What the drama does is exemplify the audience-centric aesthetic of the House Theatre. Allen explained, “We want to unite (the audience) in the spirit of community through amazing feats of storytelling. We want the audience… to see each other in the space. It’s all about creating a public catharsis (when) people in the theater are from different backgrounds, sit next to each other and laugh and cry at the same stuff. There’s something holy about that.” For instance, the production is staged with the audience sitting on two sides of the action to ensure spectators are visible to each other.

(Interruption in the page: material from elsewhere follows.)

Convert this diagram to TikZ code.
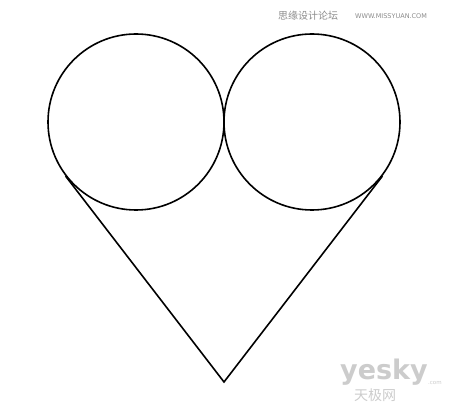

Allen and Watkins became friends years ago in the same scholarship program at Southern Methodist University. They discovered a shared commitment to making a career in theater, and an interest in magic. Allen showed off to Watkins that he could back palm a card. Watkins, who had been schooled in the art since childhood, palmed an entire deck.

Later, when thinking of starting the House Theatre, Allen mentioned that he had been reading a biography about Houdini while studying differing forms of theatrical storytelling in London, Watkins recalled.

“He became excited about the use of magical vocabulary in theater. He’d say, ‘Dennis, would something like this be possible? Could we do this?’ And it came from a place of story and character that was perfectly suited to the way we wanted to tell the story.”

Watkins remembers the first edition of the play that inaugurated the underground theater “in 2001 was a great experiment. We put everything we could possibly think of in one play. It was fun and it was a great ride for the audience…. But over the years we got more savvy. Since 2003, we produced a slew of plays that were much better.”

Allen added, “When I first started working on that script ten years ago, I was really trying to experiment with what we wanted our company to do on stage and to look like on stage. Now we know more about stronger storytelling choices, how does story structure work. And when we were 22, we didn’t have a lot of experience. But since then we have gone to a few funerals and had a few hits.”
So when the company was considering a show to honor its 10th anniversary, it decided to revisit its first production.

“Almost every scene in the current script has evolved from that show we did ten years ago; I think there are only two consecutive pages that haven’t been touched,” Allen said. “The characters and their basic functions haven’t changed but everything else has from the writing of the dialogue (to) the design and storytelling.”

Watkins agreed, “The play now is a more solid story and the spectacle works in service of that story in a more cohesive way.”

The result has been an even bigger success. The revised version just closed at the House Theatre’s home base to the best box office that the company has ever seen, Allen said. The local reviews were ecstatic. Plans are underway to reopen it in Chicago for another four-week run this summer.

The production is part of the Arsht’s Theater Up Close initiative, a program that co-sponsors and hosts theatrical efforts such as the work of local companies, Zoetic Stage and Mad Cat Theatre Company.